Over the years, more and more "options" became standard. AMC famously made air conditioning standard on the Ambassador in the 1970s, but even then, you could get a "credit" for deleting it.  Today, there are few, if any, cars that do not  have it standard. But even in the 1970s, you could buy an Oldsmobile with a "three on the tree" manual transmission - but no one ever did. Hydramatic was pretty much always  optioned on every car sold.

I had a 1973 Pontiac that was stripped - manual transmission and brakes, three-on-the-column, rubber floor mats, radio delete.  It did have a heater, though, but not much else!   Oddly enough, today it would be considered a "rare" car - but still not worth much!

The ad above is for the 1981 Chevette "scooter" which was one of the last Sally Strippers offered in an era of high inflation.  The car came with no back seat (much like early AMC Gremlin base models) but you could order one as an option.  Almost every one sold had that option.  They took little things out or made things just a wee bit cheaper.  Instead of chrome badges, it had stickers with the model name.    I doubt GM saved much money on each car by deleting these features.  That was not the point - the point was to punish the buyer for being cheap and then upsell him to the de-luxe model with a back seat and real chome-like trim.   Maybe even an armrest!

The way companies play games with prices makes it harder for consumers to shop.  People see this "low-low" price on a car and figure it is a better deal, not realizing that the competitor (usually Japanese in this case) had a slightly higher price, but you got extra things, like a five-speed transmission and a nicer interior.  If you "optioned up" the other car to meet the competitor, you'd end up paying more.  But that sort of mathematics gets lost on most consumers.

GM was famous for also doing the opposite - putting obscene "sticker" prices on cars, particularly the "luxury" models such as Cadillac, and then marking down the prices at the dealer level, aggressively. No one paid sticker price for a GM car or even close to it. Meanwhile, the Japanese were offering their cars fully loaded and sold at sticker price or close to it.

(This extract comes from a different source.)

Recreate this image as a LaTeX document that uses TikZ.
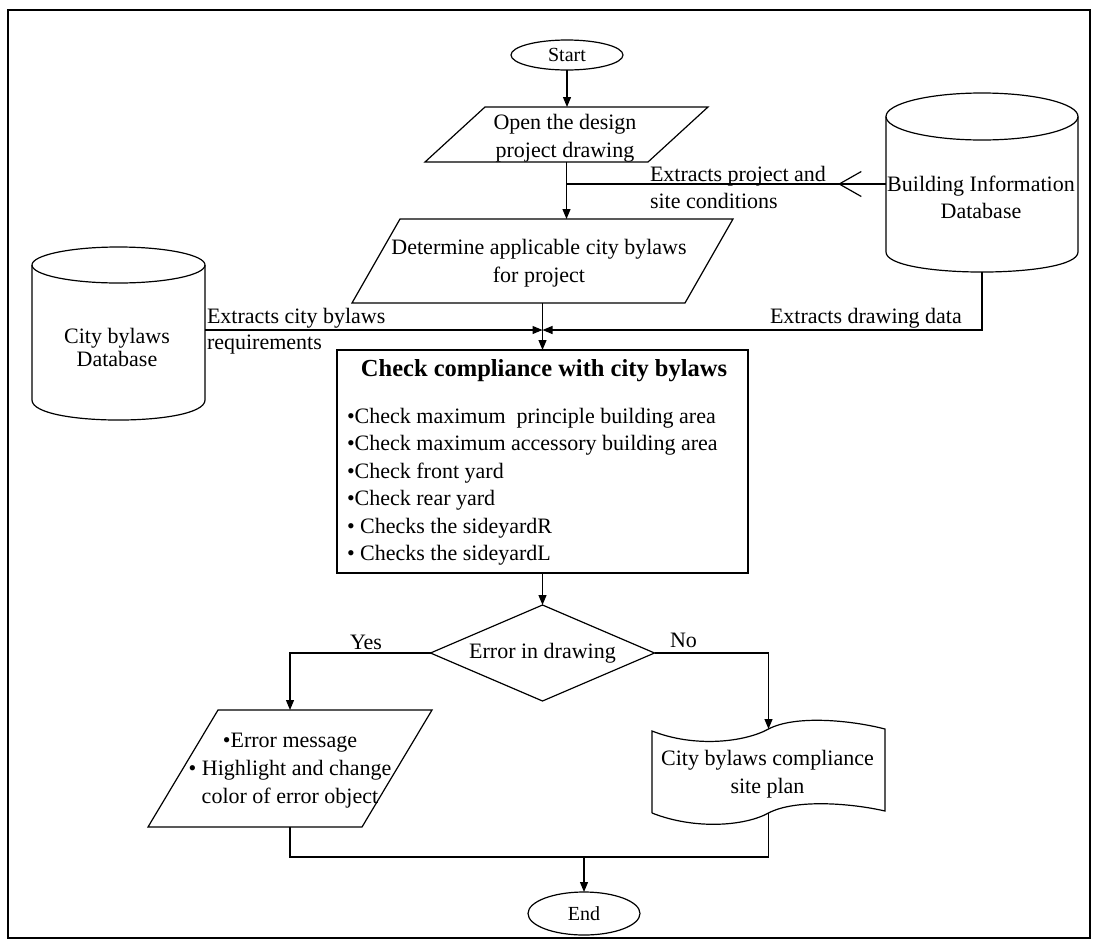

As a result, no one paid $20,000 sticker for a Caddy, but closer to $15,000.  The next year, the "resale" value of the Cadillac was $12,000, showing a nearly 50% depreciation in one year alone.  Meanwhile, the Japanese car is selling secondhand for more than the sticker price, new.  These sort of pricing games might have made sense in 1955, but by 1985 they were harming, not helping, sales.

The theory was, of course, that if you had an obscene sticker price on your car, it helped sales in two ways.  First, there was always the chance that some rube would walk in and pay sticker price for the car and the dealer would then profit handsomely.  Second, you could "sell" the consumer by showing him how much of a discount he got off the obscene sticker price.  "Look, honey!  We're saving $5000 on this car!"   But of course, "discounts" from imaginary prices are not "savings."  Savings is what you put in the bank - real money - not imaginary money left on the showroom floor.

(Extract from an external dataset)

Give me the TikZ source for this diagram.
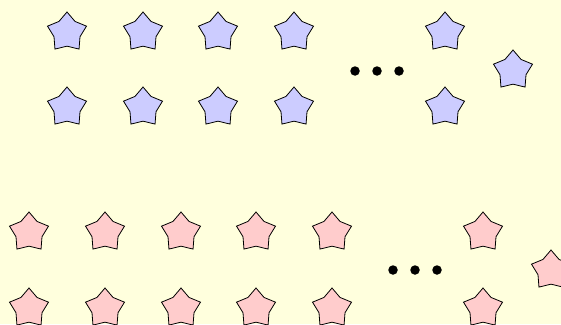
\documentclass[tikz,border=0pt]{standalone}
\usetikzlibrary{shapes.geometric}
\definecolor{bgYellow}{HTML}{FFFFDD}
\definecolor{starBlue}{HTML}{CCCCFF}
\definecolor{starPink}{HTML}{FFCCCC}
\tikzset{
    starbase/.style={star, star points=5, star point ratio=1.5, draw=black, line width=0.8pt, minimum size=41pt, inner sep=0pt},
    bluestar/.style={starbase, fill=starBlue},
    pinkstar/.style={starbase, fill=starPink},
    dotmark/.style={circle, fill=black, minimum size=9.5pt, inner sep=0pt}
}
\begin{document}
\begin{tikzpicture}[x=1pt, y=-1pt]

    % Background
    \fill[bgYellow] (0,0) rectangle (561,324);
    \useasboundingbox (0,0) rectangle (561,324);
    \clip (0,0) rectangle (561,324);

    % Blue group
    \foreach \i/\x in {1/67,2/143,3/218,4/294,5/445} {
        \node[bluestar] (blueA\i) at (\x,32.5) {};
        \node[bluestar] (blueB\i) at (\x,107.5) {};
    }
    \foreach \i/\x in {1/355,2/377,3/399}
        \node[dotmark] (bluedot\i) at (\x,71) {};
    \node[bluestar] (blueX) at (513,70.5) {};

    % Pink group
    \foreach \i/\x in {1/29,2/105,3/181,4/256,5/332,6/483} {
        \node[pinkstar] (pinkA\i) at (\x,232.5) {};
        \node[pinkstar] (pinkB\i) at (\x,308.5) {};
    }
    \foreach \i/\x in {1/393,2/415,3/437}
        \node[dotmark] (pinkdot\i) at (\x,270) {};
    \node[pinkstar] (pinkX) at (551,270.5) {};

\end{tikzpicture}
\end{document}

To some extent these games still go on. But the list of standard features in most cars today is pretty extensive.  You'd have to go out of your way to find a car with manual windows and no A/C today.  They simply don't make them.   And the manual transmission is on the endangered list - soon to disappear as well.

But car dealers - and most retailers - still play this game.  Maybe they keep one "stripped" car in stock to show to the "prospect" and then tell them, for "only a few more dollars a month!" they can get additional features like heated seats and a larger display screen.  Or maybe the upgraded engine, as well!

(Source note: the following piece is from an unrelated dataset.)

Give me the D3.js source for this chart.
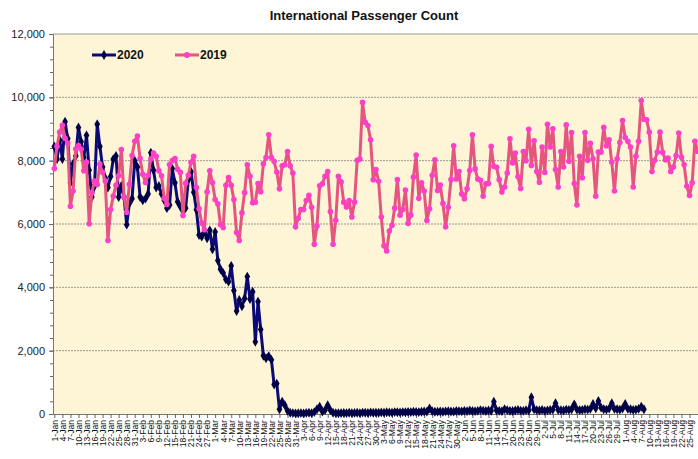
<!DOCTYPE html>
<html>
<head>
<meta charset="utf-8">
<script src="https://cdn.jsdelivr.net/npm/d3@7"></script>
<style>
  body { margin: 0; background: #fff; }
  svg { display: block; font-family: "Liberation Sans", Arial, sans-serif; }
</style>
</head>
<body>
<div id="chart"></div>
<script>
const width = 698;
const height = 459;

// categories : un point par jour à partir du 1er janvier (axe 2020, année bissextile)
const startDate = new Date(2020, 0, 1);
const nDays = 366;
const labelStep = 3;
const yTicks = [0, 2000, 4000, 6000, 8000, 10000, 12000];
const seriesNames = ["2020", "2019"];

// 2020 (s'arrête début août)
const values2020 = [
  8450, 8050, 8650, 8050, 9230, 8700, 7300, 7900, 8150, 9050,
  8600, 8100, 8800, 7700, 6850, 7200, 9150, 8450, 7800, 7450,
  7150, 7500, 8050, 8150, 6850, 7200, 6850, 5980, 6650, 6800,
  8000, 7800, 6850, 6750, 6800, 6950, 8250, 7700, 7150, 7200,
  6950, 6750, 6500, 6600, 7750, 7300, 6700, 6550, 6400, 6500,
  7400, 7650, 7000, 6450, 5650, 5600, 5750, 5550, 5800, 5200,
  5750, 4850, 4570, 4450, 4250, 4180, 4680, 3900, 3250, 3600,
  3400, 3650, 4340, 3630, 3860, 2280, 3550, 2670, 1840, 1760,
  1830, 1710, 930, 960, 150, 390, 280, 100, 40, 30,
  20, 25, 30, 20, 35, 40, 30, 60, 150, 230,
  80, 120, 280, 120, 40, 30, 25, 30, 35, 30,
  40, 30, 35, 40, 30, 45, 40, 35, 50, 40,
  45, 40, 50, 45, 55, 50, 45, 60, 55, 50,
  60, 55, 65, 60, 70, 65, 60, 70, 80, 75,
  180, 90, 70, 75, 80, 70, 85, 90, 80, 75,
  95, 90, 85, 100, 90, 110, 95, 90, 100, 120,
  105, 95, 110, 100, 390, 110, 100, 90, 150, 120,
  100, 95, 110, 130, 105, 100, 120, 110, 530, 150,
  120, 110, 130, 100, 115, 125, 140, 340, 130, 120,
  110, 140, 130, 150, 305, 140, 120, 130, 150, 140,
  160, 315, 180, 410, 200, 150, 140, 170, 340, 160,
  150, 140, 170, 315, 160, 150, 130, 140, 160, 230,
  150
];

// 2019 (partie visible)
const values2019 = [
  7750, 8450, 8900, 9120, 8710, 8550, 6560, 7040, 8370, 8480,
  8370, 7680, 7950, 6010, 6990, 7360, 7250, 7890, 7630, 7360,
  5480, 6460, 6880, 7220, 7520, 8350, 6850, 6370, 7250, 8160,
  8610, 8780, 8070, 7570, 7310, 7540, 8050, 8240, 8140, 7680,
  7520, 6810, 6620, 7880, 8000, 8070, 7730, 7630, 6270, 7290,
  7540, 7950, 8140, 7150, 6480, 6030, 5820, 7020, 7680, 7310,
  6770, 6640, 5980, 5890, 7220, 7470, 7220, 6770, 5730, 5480,
  6350, 6990, 7870, 7510, 6670, 6690, 7280, 7020, 7900, 8100,
  8820, 8100, 7980, 7640, 7110, 7840, 7870, 8290, 7840, 7610,
  5910, 6180, 6460, 6460, 6740, 6910, 6530, 5360, 5940, 7210,
  7270, 7510, 7660, 6390, 5360, 6120, 7510, 7330, 6690, 6540,
  6740, 6220, 6690, 8010, 8050, 9840, 9210, 9110, 8660, 7400,
  7720, 7350, 6220, 5310, 5150, 5780, 5960, 6500, 7400, 6280,
  6460, 7070, 6020, 6280, 7480, 8180, 6810, 7300, 7040, 6110,
  6480, 7540, 8030, 7060, 7230, 6650, 5910, 6530, 7400, 8470,
  7420, 7660, 6950, 6800, 7110, 7690, 8820, 7740, 7420, 7380,
  6880, 7270, 7280, 8450, 7820, 7790, 7400, 7010, 7170, 7610,
  8690, 7930, 8240, 7490, 7120, 8290, 8000, 8990, 7850, 8630,
  7660, 7320, 8430, 7630, 9150, 8430, 9010, 7720, 7170, 8290,
  7800, 9130, 7980, 8890, 7280, 6600, 8140, 7460, 8890, 8010,
  8550, 8060, 6880, 8270, 8270, 9050, 8470, 8660, 7950, 7040,
  8060, 8570, 9270, 8730, 8610, 8430, 7170, 8140, 8610, 9900,
  9310, 9290, 8900, 7660, 8010, 8270, 8900, 8260, 8030, 8080,
  7660, 7800, 8160, 8870, 8110, 7870, 7190, 6900, 7300, 8610,
  8300
];

const plotLeft = 53, plotTop = 34, plotBottom = 414;
const dayWidth = 2.68;

const svg = d3.select("#chart").append("svg")
  .attr("width", width)
  .attr("height", height);

const x = d3.scaleLinear()
  .domain([0, nDays])
  .range([plotLeft, plotLeft + nDays * dayWidth]);

const y = d3.scaleLinear()
  .domain([0, 12000])
  .range([plotBottom, plotTop]);

// fond de la zone de tracé
svg.append("rect")
  .attr("x", plotLeft)
  .attr("y", plotTop)
  .attr("width", x(nDays) - plotLeft)
  .attr("height", plotBottom - plotTop)
  .attr("fill", "#fdf5d6");

// grille
svg.append("g")
  .selectAll("line")
  .data(yTicks.filter(v => v > 0 && v < 12000))
  .join("line")
  .attr("x1", plotLeft)
  .attr("x2", x(nDays))
  .attr("y1", d => y(d))
  .attr("y2", d => y(d))
  .attr("stroke", "#9a9a90")
  .attr("stroke-width", 1)
  .attr("stroke-dasharray", "2,1");

svg.append("line")
  .attr("x1", plotLeft)
  .attr("x2", x(nDays))
  .attr("y1", y(12000))
  .attr("y2", y(12000))
  .attr("stroke", "#9a9a9a");

// axe Y : graduations mineures puis majeures
svg.append("g")
  .attr("transform", `translate(${plotLeft},0)`)
  .call(d3.axisLeft(y).tickValues(d3.range(0, 12001, 400)).tickSize(3).tickFormat(""))
  .call(g => g.select(".domain").remove())
  .call(g => g.selectAll("line").attr("stroke", "#666"));

svg.append("g")
  .attr("transform", `translate(${plotLeft},0)`)
  .call(d3.axisLeft(y).tickValues(yTicks).tickSize(4).tickFormat(d3.format(",")))
  .call(g => g.select(".domain").attr("stroke", "#777"))
  .call(g => g.selectAll("line").attr("stroke", "#666"))
  .call(g => g.selectAll("text")
    .attr("x", -8)
    .attr("font-size", 11)
    .attr("font-family", "Liberation Sans, Arial, sans-serif")
    .attr("fill", "#222"));

// axe X : une étiquette tous les 3 jours (seulement la partie visible)
const fmt = d3.timeFormat("%-d-%b");
const labelDays = d3.range(0, nDays, labelStep).filter(d => x(d + 0.5) < width - 2);

svg.append("g")
  .attr("transform", `translate(0,${plotBottom})`)
  .call(d3.axisBottom(x)
    .tickValues(labelDays.map(d => d + 0.5))
    .tickSize(4)
    .tickSizeOuter(0)
    .tickFormat(d => fmt(d3.timeDay.offset(startDate, Math.floor(d)))))
  .call(g => g.select(".domain").attr("stroke", "#777"))
  .call(g => g.selectAll("line").attr("stroke", "#666"))
  .call(g => g.selectAll("text")
    .attr("transform", "rotate(-90)")
    .attr("x", -6)
    .attr("y", 0)
    .attr("dy", "0.33em")
    .attr("text-anchor", "end")
    .attr("font-size", 8.6)
    .attr("font-family", "Liberation Sans, Arial, sans-serif")
    .attr("fill", "#111"));

// séries
const line = d3.line()
  .x((v, i) => x(i + 0.5))
  .y(v => y(v));

const c2020 = "#0b0b78", m2020 = "#000046";
const c2019 = "#e4557f", m2019 = "#ff3fc8";
const diamond = d3.symbol().type(d3.symbolDiamond).size(28);

const g2020 = svg.append("g");
g2020.append("path")
  .datum(values2020)
  .attr("d", line)
  .attr("fill", "none")
  .attr("stroke", c2020)
  .attr("stroke-width", 3)
  .attr("stroke-linejoin", "round");
g2020.selectAll("path.m")
  .data(values2020)
  .join("path")
  .attr("class", "m")
  .attr("d", diamond)
  .attr("transform", (v, i) => `translate(${x(i + 0.5)},${y(v)})`)
  .attr("fill", m2020);

const g2019 = svg.append("g");
g2019.append("path")
  .datum(values2019)
  .attr("d", line)
  .attr("fill", "none")
  .attr("stroke", c2019)
  .attr("stroke-width", 3)
  .attr("stroke-linejoin", "round");
g2019.selectAll("circle")
  .data(values2019)
  .join("circle")
  .attr("cx", (v, i) => x(i + 0.5))
  .attr("cy", v => y(v))
  .attr("r", 2.8)
  .attr("fill", m2019);

// légende
const legend = svg.append("g").attr("transform", "translate(92,55)");
const legendItems = [
  {name: seriesNames[0], color: c2020, mark: m2020, dx: 0},
  {name: seriesNames[1], color: c2019, mark: m2019, dx: 83}
];
legendItems.forEach((it, k) => {
  const lg = legend.append("g").attr("transform", `translate(${it.dx},0)`);
  lg.append("line")
    .attr("x1", 0).attr("x2", 24)
    .attr("stroke", it.color)
    .attr("stroke-width", 3);
  if (k === 0) {
    lg.append("path").attr("d", diamond).attr("transform", "translate(12,0)").attr("fill", it.mark);
  } else {
    lg.append("circle").attr("cx", 12).attr("r", 3).attr("fill", it.mark);
  }
  lg.append("text")
    .attr("x", 25)
    .attr("dy", "0.36em")
    .attr("font-size", 12)
    .attr("font-weight", "bold")
    .attr("fill", "#111")
    .text(it.name);
});

// titre
svg.append("text")
  .attr("x", 364)
  .attr("y", 20)
  .attr("text-anchor", "middle")
  .attr("font-size", 13)
  .attr("font-weight", "bold")
  .attr("fill", "#111")
  .text("International Passenger Count");
</script>
</body>
</html>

Oh, that old gag.  I noted before how the number of parts and the cost of assembly of a 85 Johnson "Sea Horse" outboard, was the same as the 100 and 115 horsepower models.  Each was a V-4 engine with the same engine block and lower unit.  The bore and stroke and carburation was changed, but this did not affect the cost of manufacture by much.  The idea was to sell horsepower, not a collection of parts.  And in the 1960's and 1970's car makers did the same thing, offering the 350 Chevy motor in three different horsepower ratings, depending on carburetor type and camshaft.  Stroke it out a bit and you could offer it as a 400.  De-stroke it, and it becomes a 305.  And each engine has a different price point, based on horsepower, not a collection of engine parts.

And today, this is still the case, with many carmakers offering different levels of horsepower.  Granted, some engines do cost more to build today (there is less "headroom" left in today's engine designs) but it doesn't cost twice as much for the hi-po model, unless you could gas-guzzler taxes and carbon credits.

To be sure, it can be fun, sometimes, to have the "stripper" model.  But then again, not if you are paying just as much - or even more - than a model with basic options.  I noted before the local Nissan dealer wanted nearly as much for a year-old (unsold) cab-and-half "S" model with crank windows and no screen, as the big-town dealer wanted for a current year "SV" model four-door with power everything.

Sometimes, being cheap costs you more money.

The low-low price is often used as a come-on to get you into the showroom.  Once you are there, you are told, "Sorry, none of those are in stock, but I can show you the upscale model for not a lot more!"

It is the old bait-and-switch, and it still goes on today!